A Century of Greenwood County, KS History - Eureka Herald, 1968


The cornerstone of Eureka's new $60,000 Masonic Temple was laid on January 1. It was hoped to have it ready for occupancy by May 1. With 150 oil wells drilling, Greenwood County was the busiest spot in the Mid-Continent field and Eureka was the busiest spot in Kansas. The installation of Eureka's first radio transmitter made it possible for Eurekans to send a radio message to any part of the United States, Hawaii or Canada. the call letters 9CPV were assigned to the station. It was not licensed for broadcasting but belonged to the American Radio Relay League. Eureka's radio headquarters were to be at the Hartenbower Auto Supply.

A motor stage line service had been established between Eureka and Wichita with service each way twice daily. The motor buses were enclosed cars with a capacity of eight passengers. The line was greatly needed since the Mo. Pac. passenger trains taken off during the war were never put back. The Easter Kansas Power Co. had a force of men engaged in building the high tension line between Hamilton and Madison. Phillips Petroleum Co. built a water line from the Verdigris river for adequate water supply for drilling purposes in its holdings in the Seely, Burkett and Thrall fields.

Carpenters were busy remodeling the building recently occupied by the Hudson-Essex agency on South Main for a new picture show house. The new show house, named The Regent, was to be operated by S.F. Meade and Son. The first show was expected to run on April 1. The Midland Oil & Gas Co. was preparing to build a fine gas and oil service station at Seventh and Main, just west of the Lyndon Hotel. Beginning on April 13, cars had to be parked at the curb and parking in the middle of the street was discontinued. Members of the American Legion worked at washing and marking the streets to comply with the new regulation, which made Main street look more broad and business-like.

The new school building was dedicated in honor of Miss Edith Random. Pupils from the Baptist Church, the library and Walnut street school took their books to the new school to begin classes on Monday, April 30. The population of Greenwood County was 17,068. The new City Drug Store opened November 20 with Dr. Morris and his clerks serving the audience with ice cream, flowers and cigars.

Climax became incorporated as a city at the board meeting of the county commissioners on December 3. In a big drive on bootleggers, Greenwood County officers captured three stills and much bootleg whiskey intended for holiday trade.

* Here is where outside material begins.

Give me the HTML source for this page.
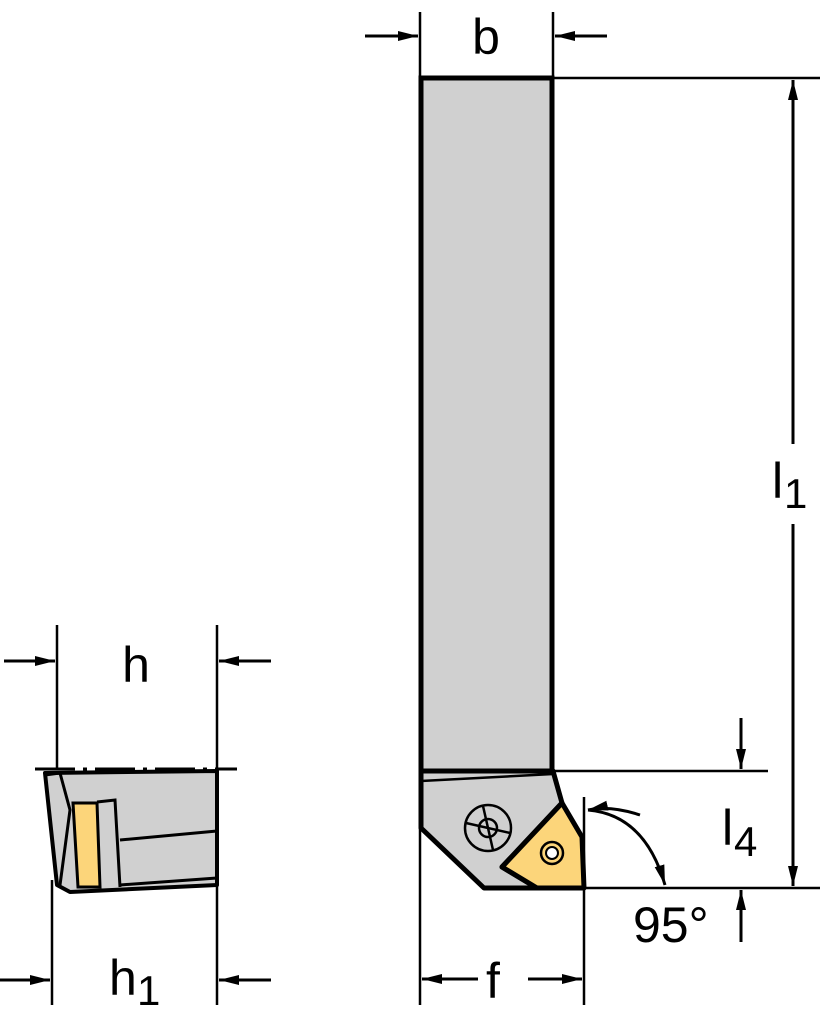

The first meeting of the new Chamber of Commerce was held February 20 and the constitution and by-laws were accepted. The membership count was 140. Greenwood County was making an experiment in road building that seemed highly satisfactory. A portion of the material used was river gravel with considerable dirt binder therein and covered with clay. The Eureka postmaster had received word that city delivery mail service had been authorized for Eureka, starting July 1. Eureka had previously been under village delivery. The parcel post delivery service inaugurated March 1 had been a big help.

The Eureka baseball club was the strongest in the Southwestern League, financially. This was largely due to the enthusiastic support of fans in the Greenwood County oil town. Harry Campbell established a bus line from Eureka to Howard and return each day, with stops at Climax and Severy. The county commissioner purchased a new Monarch 1830 tractor and put it into service on light road work and maintenance, working as an assistant to the drag men. County engineer R.L. Marlin also was trying out a new highway maintainer.

Eureka was to have a big supply of gas. A pipeline was completed to the edge of the city and work on the local plant was underway. Greenwood County's assessed valuation in 1924 was $53,629,140 - or about $8 million more than last year. Most of the gain came from increased values due to oil, an increase in valuation of railroad property and utility company increases.

The Eureka Herald opened a contest to get new subscribers. The grand prize was a brand new 1924 model "Special Six" Studebaker touring car, and six other prizes including diamonds, radio, watches, etc. The S & H Bakery opened for business. The Bell Telephone Co. was adding new equipment to handle 200 more private line phones at the Eureka exchange. Eureka celebrated Armistice Day with a patriotic program and the dedication of the new Memorial Hall recently completed behind the courthouse to the west. A new standpipe of 180,000 gallon capacity was purchased by the city to supplement the 90,000 one then supplying the town. It was placed beside the other one on the hill north of town.

Main street flashed out in splendor for Christmas, with colored light bulbs in place of the usual white lights for street lighting. Evergreen trees also were set along the curbing. The Congregationalists of Eureka dedicated their beautiful new church building at the corner of Third and Elm streets on Sunday, December 21. By order of the mayor, a tree was taken from the city park, placed in one corner of the courthouse yard and decorated with colored lights for the Christmas season.